The EU has joined Pax Silica at the moment AI supply chains are becoming a political club, not just a purchasing problem.
The European Union has now stepped into Washington's Pax Silica project, and you shouldn't treat that as another harmless summit communique. According to the Financial Times, the EU, the Netherlands, Germany and Greece joined the US-led effort at a Washington summit on June 23, adding their weight to a bloc built around AI chips, critical minerals, energy and the rest of the supply chain China is trying to bend toward itself.
That is the real story. The West isn't only arguing about who gets Nvidia chips next quarter. It is drawing a map of who belongs inside trusted AI infrastructure and who gets managed from the outside.
Pax Silica was launched by the US last year as a supply chain security initiative, with Jacob Helberg, the State Department's under-secretary for economic affairs, as one of its main architects. The Financial Times reported that Argentina, Chile, Costa Rica, Kazakhstan and Panama are also expected to join this week, taking participation to 24 countries. That expansion tells you the project has moved beyond a narrow chip club. It now reaches from mineral corridors to data centers and industrial training.
The language is tidy. The politics isn't.
For Washington, Pax Silica is a way to build a network around AI before China does the same through subsidies, mineral leverage and infrastructure deals. For Europe, it is more awkward. Brussels has spent years talking about strategic autonomy, tech sovereignty and the need to avoid dependence on either Beijing or Washington. Then the AI supply chain showed up with TSMC at one end, Nvidia in the middle, and South Korean memory suppliers sitting on one of the scarcest parts of the stack. Principles get tested when the hardware is scarce.
The companies inside this perimeter already know what that scarcity is worth. SK Hynix and Samsung remain central to high-bandwidth memory, the stacked memory used in the most powerful AI accelerators. Micron is trying to gain ground, but Nvidia's AI systems still lean heavily on South Korean HBM supply. TSMC sits in an even stronger position in advanced logic chips, with a commanding share of leading-edge foundry production and a customer list that includes Nvidia, Apple, AMD and Qualcomm. If you're building AI infrastructure in Europe, you may speak the language of independence. Your bill of materials speaks Taiwanese, Korean and American.
That doesn't make Pax Silica meaningless. It makes it more consequential.
The supply chain is now a foreign policy tool
The old mistake was to treat semiconductors as a procurement issue. You priced the chip, booked the capacity and worried about delivery. That world is gone. Since 2022, US export controls have repeatedly tightened access to advanced chips and manufacturing tools for China. The Netherlands has already felt that pressure through restrictions around ASML, the Dutch company whose lithography systems sit at the heart of advanced chipmaking. Nobody serious thinks those decisions happen in a vacuum.
Now Europe is inside the room where those pressures are organized.
The Commission can still say its own export control rules and investment screening processes remain intact. That may be formally true. But alliances create habits before they create legal obligations.
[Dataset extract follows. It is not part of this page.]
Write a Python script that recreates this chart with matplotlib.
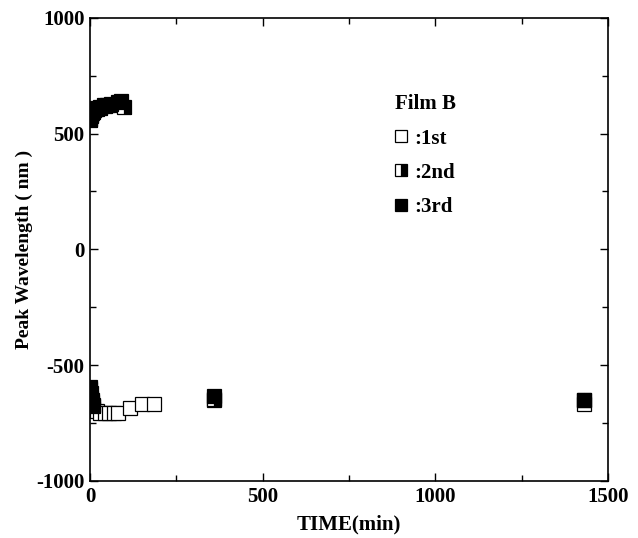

Once you sit in a US-led supply chain framework designed to coordinate trusted technology ecosystems, every future decision about AI chips carries a political expectation. If Washington asks partners to tighten access to a class of accelerators, European capitals will have to explain why they won't.
That is where France's discomfort makes sense, even if Paris doesn't get to win the argument. A Europe that wants more semiconductor independence can't build it by press release. The EU Chips Act was meant to push the bloc toward more domestic capacity, and TSMC's Dresden project gives Europe a real manufacturing foothold in automotive and industrial chips. But the highest-end AI stack is still somewhere else. Advanced GPUs, HBM, packaging and foundry capacity remain concentrated in a small group of companies outside the EU.
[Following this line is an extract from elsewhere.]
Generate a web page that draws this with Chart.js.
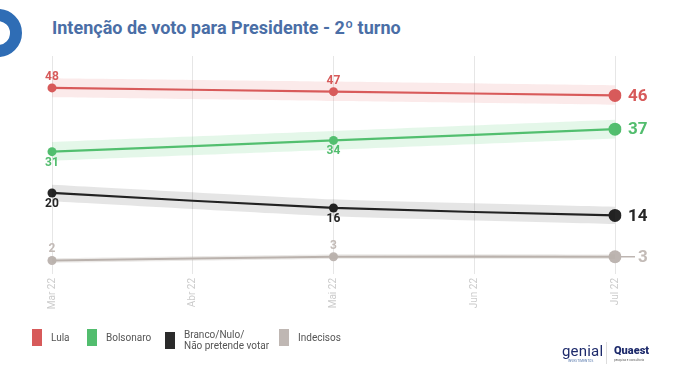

Founders should read this plainly. If you're selling AI infrastructure, model hosting, robotics or defense software in Europe, your supply chain assumptions are now geopolitical assumptions. A chip that is available today may be restricted tomorrow. A supplier that looks commercial on paper may be operating inside an alliance structure that decides who gets priority when capacity tightens.
Frankly, that's not a side issue. It is the business.
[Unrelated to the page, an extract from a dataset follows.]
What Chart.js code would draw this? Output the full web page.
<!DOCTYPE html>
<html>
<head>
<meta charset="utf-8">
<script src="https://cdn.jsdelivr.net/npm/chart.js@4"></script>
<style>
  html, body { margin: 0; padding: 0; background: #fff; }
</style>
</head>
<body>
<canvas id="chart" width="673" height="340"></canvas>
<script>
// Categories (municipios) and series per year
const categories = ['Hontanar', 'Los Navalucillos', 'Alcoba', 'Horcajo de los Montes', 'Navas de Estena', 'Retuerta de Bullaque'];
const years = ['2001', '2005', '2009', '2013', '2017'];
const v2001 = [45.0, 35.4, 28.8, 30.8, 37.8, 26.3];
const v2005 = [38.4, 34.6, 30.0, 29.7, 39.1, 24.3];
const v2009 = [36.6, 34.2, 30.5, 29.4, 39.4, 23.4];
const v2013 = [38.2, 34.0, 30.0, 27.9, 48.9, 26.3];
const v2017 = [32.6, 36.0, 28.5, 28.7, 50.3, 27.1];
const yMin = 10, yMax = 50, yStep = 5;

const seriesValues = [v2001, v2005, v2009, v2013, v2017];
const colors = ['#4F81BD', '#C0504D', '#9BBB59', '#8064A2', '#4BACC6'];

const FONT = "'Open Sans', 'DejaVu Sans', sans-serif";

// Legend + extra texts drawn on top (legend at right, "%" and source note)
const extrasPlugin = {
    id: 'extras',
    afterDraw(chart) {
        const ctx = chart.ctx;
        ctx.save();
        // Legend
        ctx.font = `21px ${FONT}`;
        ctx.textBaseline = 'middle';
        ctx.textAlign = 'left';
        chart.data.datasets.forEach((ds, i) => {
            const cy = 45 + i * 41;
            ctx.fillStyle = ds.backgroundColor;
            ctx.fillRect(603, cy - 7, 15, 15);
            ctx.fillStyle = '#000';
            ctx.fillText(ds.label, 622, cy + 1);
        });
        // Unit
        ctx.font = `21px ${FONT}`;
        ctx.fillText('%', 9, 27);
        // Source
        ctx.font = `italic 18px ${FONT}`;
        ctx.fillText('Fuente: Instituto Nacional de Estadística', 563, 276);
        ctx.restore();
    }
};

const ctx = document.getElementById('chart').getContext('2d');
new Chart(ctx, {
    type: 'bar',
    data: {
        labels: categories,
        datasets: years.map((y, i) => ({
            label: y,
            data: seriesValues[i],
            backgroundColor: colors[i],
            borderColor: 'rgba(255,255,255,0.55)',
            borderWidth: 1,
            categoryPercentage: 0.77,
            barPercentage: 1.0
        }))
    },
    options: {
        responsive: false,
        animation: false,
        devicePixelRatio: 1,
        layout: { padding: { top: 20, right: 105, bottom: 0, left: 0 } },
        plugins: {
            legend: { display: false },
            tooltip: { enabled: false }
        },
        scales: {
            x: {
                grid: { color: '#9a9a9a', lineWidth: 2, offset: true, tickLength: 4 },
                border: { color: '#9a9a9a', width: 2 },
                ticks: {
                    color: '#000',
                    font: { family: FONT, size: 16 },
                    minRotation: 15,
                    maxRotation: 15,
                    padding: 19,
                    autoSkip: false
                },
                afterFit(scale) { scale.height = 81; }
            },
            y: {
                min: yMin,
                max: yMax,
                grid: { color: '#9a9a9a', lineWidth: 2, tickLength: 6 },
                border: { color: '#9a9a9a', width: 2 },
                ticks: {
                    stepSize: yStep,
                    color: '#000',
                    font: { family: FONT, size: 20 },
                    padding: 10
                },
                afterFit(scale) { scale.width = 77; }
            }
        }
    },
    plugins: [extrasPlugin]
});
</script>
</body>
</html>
The FT also reported that Pax Silica is adding a memorandum of understanding with Stanford University on AI manufacturing curricula and that the US plans economic security zones in Kazakhstan and the Philippines. Those details matter because they show the project isn't only about blocking China. It is also about training workers, locking down minerals and creating preferred routes for the physical inputs AI needs before a data center ever switches on.
The EU has joined because the alternative is standing outside a club that already includes many of the suppliers and allies it needs. That is a practical decision. But practical decisions have consequences. Europe can keep talking about autonomy, and it should. Just don't confuse autonomy with a seat at someone else's table.